Will vouwde de zakdoek op en stopte die weer weg. ‘Ik ben agent Trent van het gbi.’
‘Dat heb ik al op uw pasje gelezen.’ Ze nam hem keurend van top tot teen op en was duidelijk niet ingenomen met wat ze zag. ‘Ik ben Marla Simms, de bureausecretaresse.’
‘Aangenaam, juffrouw Simms. Kunt u me vertellen waar commissaris Wallace is?’
‘Nog altijd mevrouw,’ zei ze bits. ‘Ik weet niet of u het gehoord hebt, maar een van onze jongens is vandaag bijna gedood. Op straat neergestoken terwijl hij zijn werk deed. Daar worden we nogal door in beslag genomen.’
Will knikte. ‘Ja, mevrouw, dat heb ik gehoord. Hopelijk houdt rechercheur Stephens er niets aan over.’
‘Die jongen werkt hier al sinds zijn achttiende.’
‘Ik zal bidden voor hem en zijn familie.’ Will wist maar al te goed dat een beetje religie het goed deed in dit soort stadjes. ‘Als commissaris Wallace niet aanwezig is, zou ik dan de bureau-agent kunnen spreken?’
Kennelijk irriteerde het haar dat hij van het bestaan van een dergelijke functie op de hoogte was. Frank Wallace had haar ongetwijfeld opgedragen om die knurft van het gbi zo lang mogelijk aan de praat te houden. Will kon de radertjes in haar hoofd bijna zien draaien toen ze naar een manier zocht om zijn vraag te omzeilen.
Hij hield het beleefd, maar bleef aandringen. ‘Ik weet dat de arrestanten hier niet zonder bewaking achterblijven. Houdt u toezicht op de cellen?’
‘Larry Knox zit achter,’ zei ze ten slotte. ‘Ik wilde net weggaan. Ik heb alle dossiers al opgeborgen, dus als u...’

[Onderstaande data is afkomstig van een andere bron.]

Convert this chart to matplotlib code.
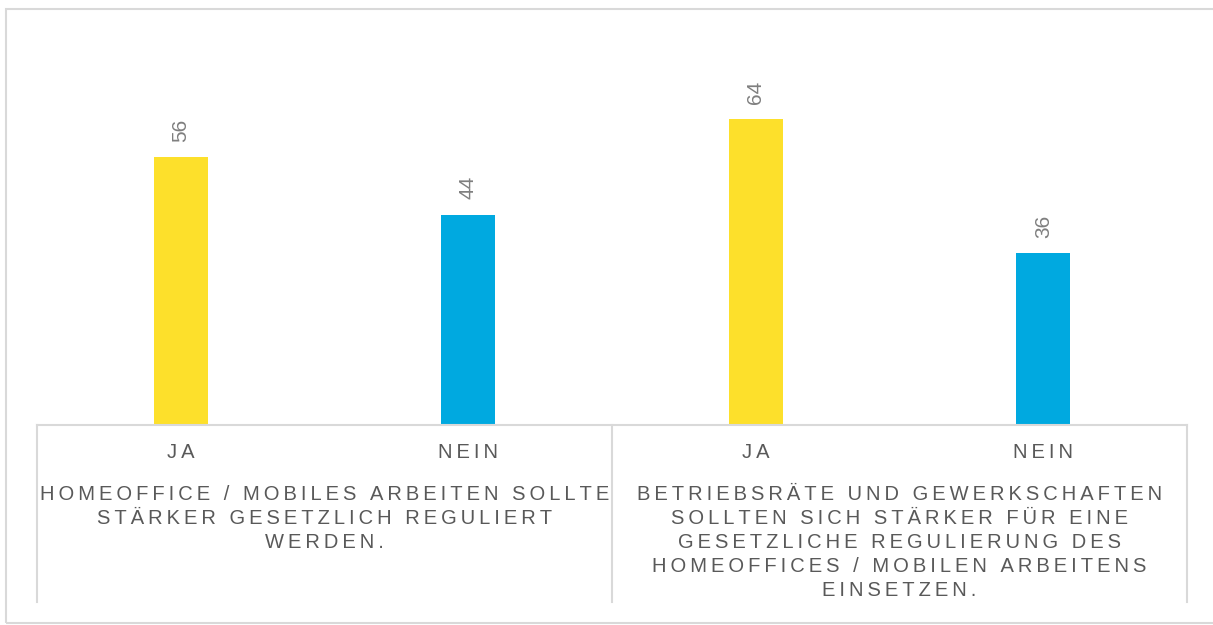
import matplotlib.pyplot as plt
from matplotlib.patches import Rectangle
import matplotlib.transforms as mtransforms

plt.rcParams['font.family'] = ['Liberation Sans', 'DejaVu Sans']

answers = ["JA", "NEIN", "JA", "NEIN"]
values = [56, 44, 64, 36]
bar_colors = ["#FDE02B", "#00A9E0", "#FDE02B", "#00A9E0"]
questions = [
    "HOMEOFFICE / MOBILES ARBEITEN SOLLTE\nSTÄRKER GESETZLICH REGULIERT\nWERDEN.",
    "BETRIEBSRÄTE UND GEWERKSCHAFTEN\nSOLLTEN SICH STÄRKER FÜR EINE\nGESETZLICHE REGULIERUNG DES\nHOMEOFFICES / MOBILEN ARBEITENS\nEINSETZEN.",
]

text_grey = "#595959"
line_grey = "#d9d9d9"


def spaced(s, gap="\u2009"):
    # fake letter spacing with thin spaces
    return "\n".join(gap.join(line) for line in s.split("\n"))


W, H = 1213, 625
fig = plt.figure(figsize=(W / 100, H / 100), dpi=100)

# outer frame
fig.patches.append(Rectangle((6 / W, 2 / H), 1.2, 614 / H, transform=fig.transFigure,
                             fill=False, edgecolor=line_grey, linewidth=1.5))

ymax = 80
ax = fig.add_axes([37 / W, 200 / H, 1150 / W, ymax * 4.78 / H])
x = list(range(len(values)))
ax.bar(x, values, width=0.188, color=bar_colors, zorder=2)
ax.set_xlim(-0.5, 3.5)
ax.set_ylim(0, ymax)
ax.axis("off")

for xi, v in zip(x, values):
    ax.annotate(str(v), (xi, v), xytext=(0, 11), textcoords="offset points",
                rotation=90, ha="center", va="bottom", fontsize=15, color="#7f7f7f")

trans = mtransforms.blended_transform_factory(ax.transData, ax.transAxes)
bottom = -(602 - 425) / (ymax * 4.78)
ax.plot([-0.5, 3.5], [0, 0], color=line_grey, lw=1.5, transform=trans, clip_on=False)
for sx in [-0.5, 1.5, 3.5]:
    ax.plot([sx, sx], [0, bottom], color=line_grey, lw=1.5, transform=trans, clip_on=False)

px = 1 / (ymax * 4.78)
for xi, a in zip(x, answers):
    ax.text(xi, -(452 - 425) * px, spaced(a), transform=trans, ha="center", va="center",
            fontsize=14.5, color=text_grey)

for i, q in enumerate(questions):
    ax.text(0.5 + 2 * i, -(485 - 425) * px, spaced(q), transform=trans, ha="center", va="top",
            fontsize=14.5, color=text_grey, linespacing=1.33, multialignment="center")

fig.savefig("out.png", dpi=100)
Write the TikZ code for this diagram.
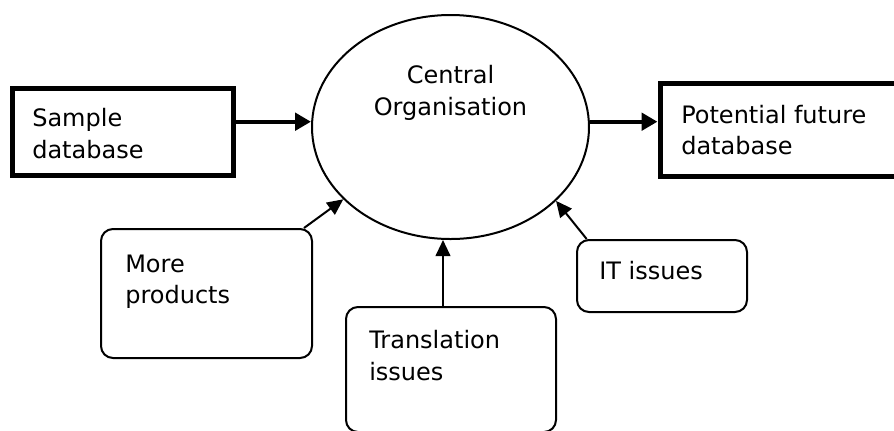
\documentclass[tikz,border=0pt]{standalone}
\usepackage{fontspec}
\setmainfont{DejaVu Sans}
\usetikzlibrary{arrows.meta,shapes.geometric}

\begin{document}
\begin{tikzpicture}[x=0.75pt,y=-0.75pt,
    dbbox/.style={draw, line width=3.75pt, inner sep=0pt},
    issuebox/.style={draw, line width=1.5pt, rounded corners=9pt, inner sep=0pt},
    orgellipse/.style={draw, ellipse, line width=1.5pt, inner sep=0pt},
    boxtext/.style={font=\fontsize{18}{23.7}\selectfont, align=left, inner sep=0pt, anchor=west},
    bigflow/.style={line width=3pt, -{Triangle[length=12pt,width=13pt]}},
    smallflow/.style={line width=1.5pt, -{Triangle[length=12pt,width=11pt]}}]
    \useasboundingbox (0,0) rectangle (894,430);
    \clip (0,0) rectangle (894,430);

    % Central ellipse
    \node[orgellipse, minimum width=207.75pt, minimum height=168pt] (central) at (450.5,127) {};
    \node[boxtext, anchor=center, align=center] (centraltext) at (450.5,92.8) {Central\\Organisation};

    % Databases
    \node[dbbox, minimum width=165.75pt, minimum height=65.25pt] (sample) at (122.5,131.5) {};
    \node[boxtext] (sampletext) at (32,133.5) {Sample\\database};
    \node[dbbox, minimum width=195pt, minimum height=69.75pt] (future) at (790,129.5) {};
    \node[boxtext] (futuretext) at (681,130) {Potential future\\database};

    % Issues
    \node[issuebox, minimum width=158.25pt, minimum height=96.75pt] (more) at (206.5,293.5) {};
    \node[boxtext] (moretext) at (125,281.7) {More\\products};
    \node[issuebox, minimum width=157.5pt, minimum height=93.75pt] (trans) at (451,369.5) {};
    \node[boxtext] (transtext) at (369,355.5) {Translation\\issues};
    \node[issuebox, minimum width=127.5pt, minimum height=54pt] (it) at (662,276) {};
    \node[boxtext] (ittext) at (599,270.4) {IT issues};

    % Flows
    \draw[bigflow] (sample.east |- 0,121.7) -- (central.west |- 0,121.7);
    \draw[bigflow] (central.east |- 0,121.7) -- (future.west |- 0,121.7);
    \draw[smallflow] ([xshift=-6.75pt]more.north east) -- (central.214);
    \draw[smallflow] ([xshift=-6pt]trans.north) -- ([xshift=-6pt]trans.north |- central.south);
    \draw[smallflow] ([xshift=8pt]it.north west) -- (central.325);
\end{tikzpicture}
\end{document}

Will had het dossier dat Sara hem had gegeven onder zijn broekriem geschoven om het droog te houden. Hij hees zijn trui op en gaf het aan Marla. ‘Zou u deze twaalf pagina’s voor me willen faxen?’
Met enige aarzeling nam ze het document aan. Hij kon het haar niet kwalijk nemen. Het dossier was nog warm van zijn lichaam. ‘Het faxnummer is...’
‘Wacht even.’ Ze groef in haar haar en diepte er een pen uit op. Die was van plastic, een Bic-pen, zoals je ze op elk kantoor aantrof. ‘Gaat uw gang.’
Hij dicteerde het faxnummer van zijn collega. De vrouw nam er de tijd voor en deed alsof ze de cijfers door elkaar haalde. Vluchtig nam Will de hal in zich op, die in niets verschilde van elke hal in willekeurig welk politiebureau dat hij ooit had bezocht. De muren waren gelambriseerd. Er hingen groepsfoto’s van geüniformeerde agenten: rechte schouders, geheven kin en een glimlach op het gezicht. Tegenover de muur met de foto’s zag hij een hoge balie en een poort die het voorste gedeelte van het gebouw scheidde van het achterste deel, waar allemaal bureaus op een rij stonden. Nergens brandde licht.
‘Goed,’ zei ze. ‘Ik fax het wel even voor ik vertrek.’
‘Zou ik soms een pen van u kunnen lenen?’
Ze bood hem haar Bic aan.
‘Ik wil u niet van uw laatste pen beroven.’
‘Neem nou maar.’
‘Nee, echt niet,’ zei hij met klem en afwerend stak hij zijn handen op. ‘Dat kan ik echt niet...’
‘Er staan nog twintig dozen met die dingen in de kast,’ snauwde ze. ‘Toe dan.’
‘Oké, bedankt.’ Hij stopte de pen in zijn achterzak. ‘Wat die fax betreft... Ik heb de pagina’s genummerd; zou u ervoor willen zorgen dat ze alle twaalf in de juiste volgorde worden verzonden?’